The Court of Appeal has held that the Secretary of State for Work and Pensions acted unlawfully in removing part of the means-tested housing benefit in respect of the appellants’ public sector housing, under the Housing Benefit Regulations 2006, Regulation B13. Regulation B13, popularly known as the ‘bedroom tax’, has the effect of reducing housing benefit, where the accommodation in which a person lives has more bedrooms that is deemed necessary, as defined by a formula. Particular classes of person are permitted to have an additional bedroom. The appellants successfully argued that they ought to have been part of this defined class.
In the case of A, a female victim of violence living in housing protected under the Sanctuary Schemes, the Court accepted that those who had suffered from serious violence required the protection of the Sanctuary Schemes to mitigate the effects and continued threat of violence. It was unlawful discrimination on the grounds of gender to penalise female victims of domestic violence for having an extra bedroom. Evidence proved that an overwhelming majority of those in these schemes were women. The Secretary of State had failed to show that his reasons for discrimination in Regulation B13 could be objectively and reasonably justified.

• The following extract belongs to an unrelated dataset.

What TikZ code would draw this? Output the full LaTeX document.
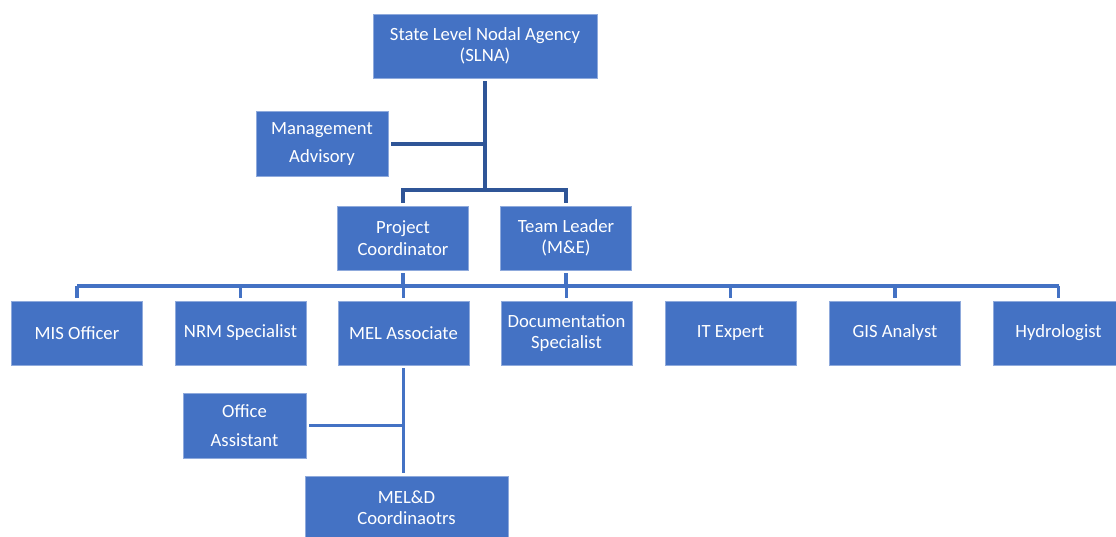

The Court of Appeal also allowed the appeal in the case of SR, where Susan and Paul Rutherfield and their grandson argued that the failure to make provision in Regulation B13 for accommodating overnight carers of disabled children amounted to unlawful discrimination on the grounds of disability. It was the case that exceptions existed for accommodating overnight carers of disabled adults. The Court formed the view that the decision to treat children and adults differently did not address the best interests of the child as a primary consideration, and was unlawful.
In both cases, the Court of Appeal issued a declaration that the appellants had suffered discrimination contrary to ECHR, art 14.